Before the days of Super Bowl guac pots and California rolls, avocados were known as “poor man’s butter.”
Times have changed. Avocados are now a $400 million crop in California and a fruit so coveted that San Diego County keeps a district attorney on the payroll who specializes in prosecuting avocado thieves.
The industry is also dramatically homogenized. Though scores of varieties of this New World jungle native exist, the ubiquitous Hass rules. Perhaps you’ve heard of bacon, Lula, Pinkerton, Reed, and Zutano avocados, but these varieties may be on their way toward commercial extinction, according to farmer Randy Shoup. Shoup owns the West Pak Avocado farm in Temecula and has long supplied the Davis Farmers Market with his fruit. Though his website product list still describes several oddball avocados, he says he’s eliminated nearly all non-Hass trees from his property.
Is it a tragedy? Perhaps not.
“Without doubt, Hass is the best avocado,” said Shoup, who adds he doesn’t look twice at any non-Hass variety if he can get his hands on a Hass, which Shoup—who tends to 300 acres of trees—usually can.
But Kona Coast farmer Ken Love, who has collaborated with UC Davis and the U.S. Department of Agriculture in experimental cultivation of many fruits on his Big Island farm, grows multiple varieties of avocados and says California avocado growers “need to get out more.” He once ran a blind taste test of estate and imported avocados on local chefs. Winning varieties included the rich and buttery Kahalu’u and the islands’ favorite, Sharwil. Californian Hass flunked.

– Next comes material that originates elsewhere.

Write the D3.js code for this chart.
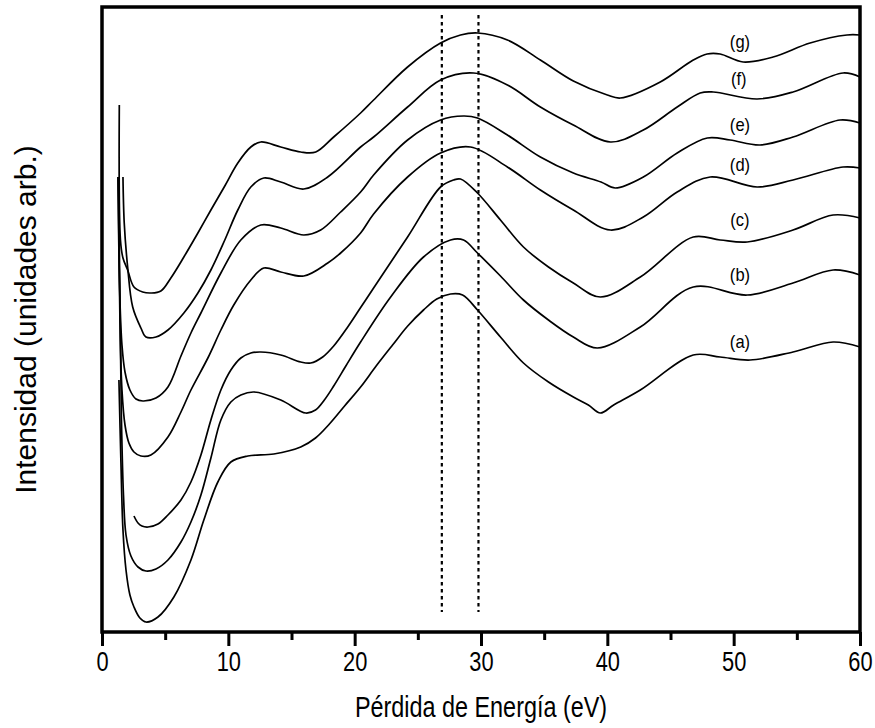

Love once told a visiting journalist that he won’t even let his horses eat Hass, which perhaps leaves more for us. A recent call to the Sacramento Natural Foods Co-op found only Hass in stock. The Davis Food Co-op, though, usually carries something unique. Here, assistant produce buyer Adam Filgas occasionally slices open unusual avocados for inquisitive customers. Filgas appreciates the virtues of many varieties, but his favorite, he admits, are those that Hawaiian horses don’t eat.